Sikorsky expects a six-month delay in approval to launch development of a replacement for the US Marine Corps' (USMC) ageing CH-53E Super Stallion, but could still begin preliminary design work and an engine selection process next month.

Senior US military officials have pushed back a final go-ahead decision from late 2004 until late April or May 2005. At that point, the US Defense Acquisition Board will decide whether the CH-53X - now renamed the Heavy-Lift Helicopter Replacement (HLR) - programme can be moved immediately into a 10-year development and demonstration phase.

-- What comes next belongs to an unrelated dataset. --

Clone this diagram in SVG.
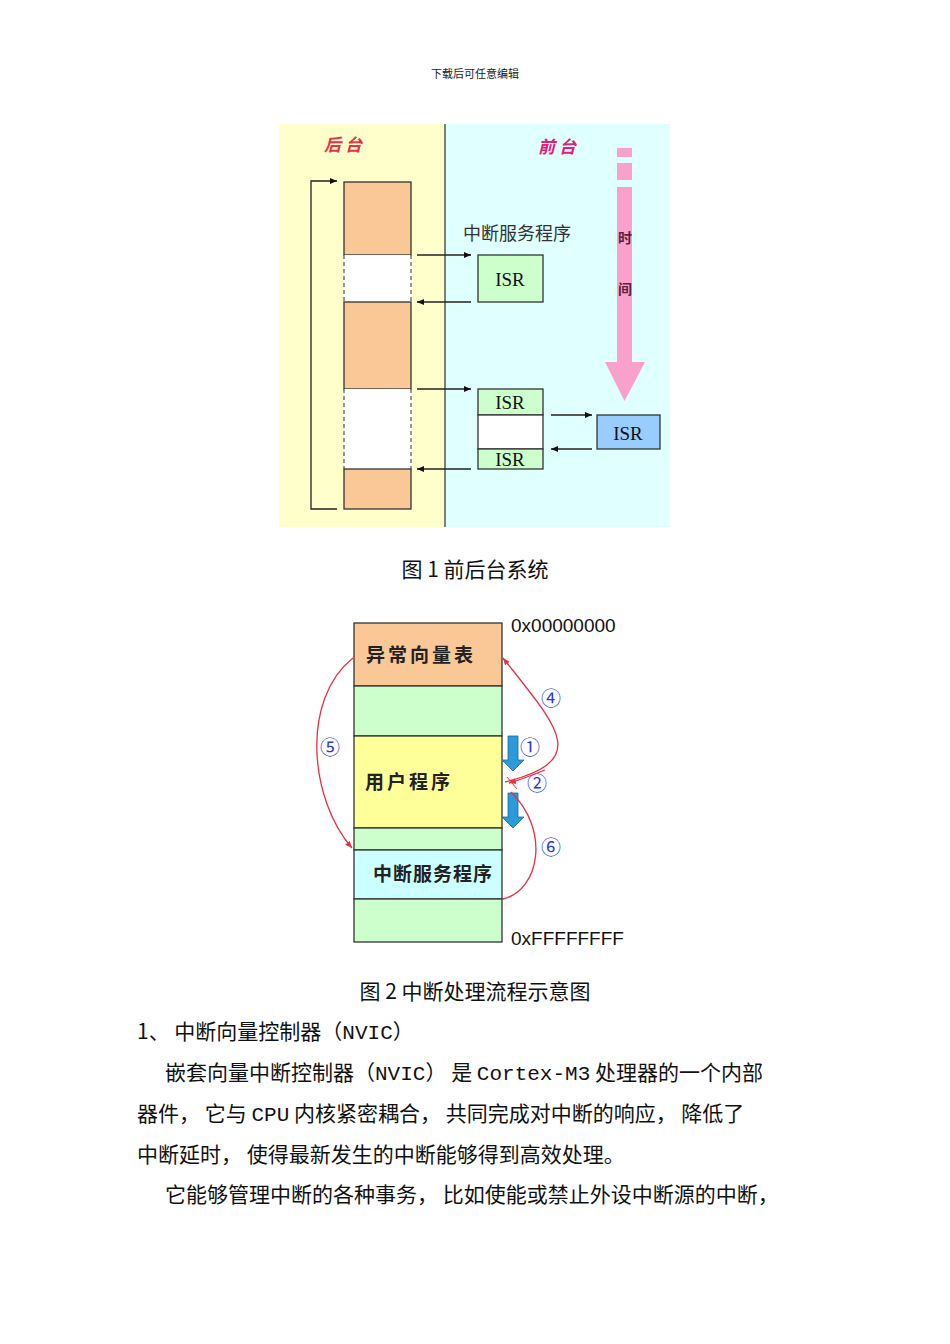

Congress allocated $103 million in fiscal year 2005 to launch risk reduction work on the USMC's projected 154-aircraft order, and Sikorsky is expecting an "imminent" contract award, says David Haines, the company's H-53 programme manager. The money will enable Sikorsky to refine designs for an advanced rotor with a "cathedral"-shaped blade tip, which will add 2,270kg (5,000lb) more lift by using a dihedral-anhedral surface.

Sikorsky also can use the 2005 funds to get an engine competition under way, with a solicitation to be issued by February or March expected to draw at least four contenders. Candidate engines include the General Electric GE38 and Pratt & Whitney Canada PW150, plus uprated versions of Honeywell's T55-715B and the Rolls-Royce AE1107C that powers the USMC's Bell Boeing V-22 Osprey tiltrotor.

The R-R engine would allow the marines to share a logistics and training base between the HLR and V-22 programmes, but Sikorsky has plans to negate that advantage. Haines says one option is to propose that any engine selected for the HLR in early 2006 will also be retrofitted to the V-22.

If the HLR is approved for development in early 2005, Sikorsky has plans to complete a preliminary design review by 30 June 2006 and a critical design review by 30 September 2008.

First flight of the new aircraft would occur in mid-2011, and the first operational unit would be fielded before September 2015.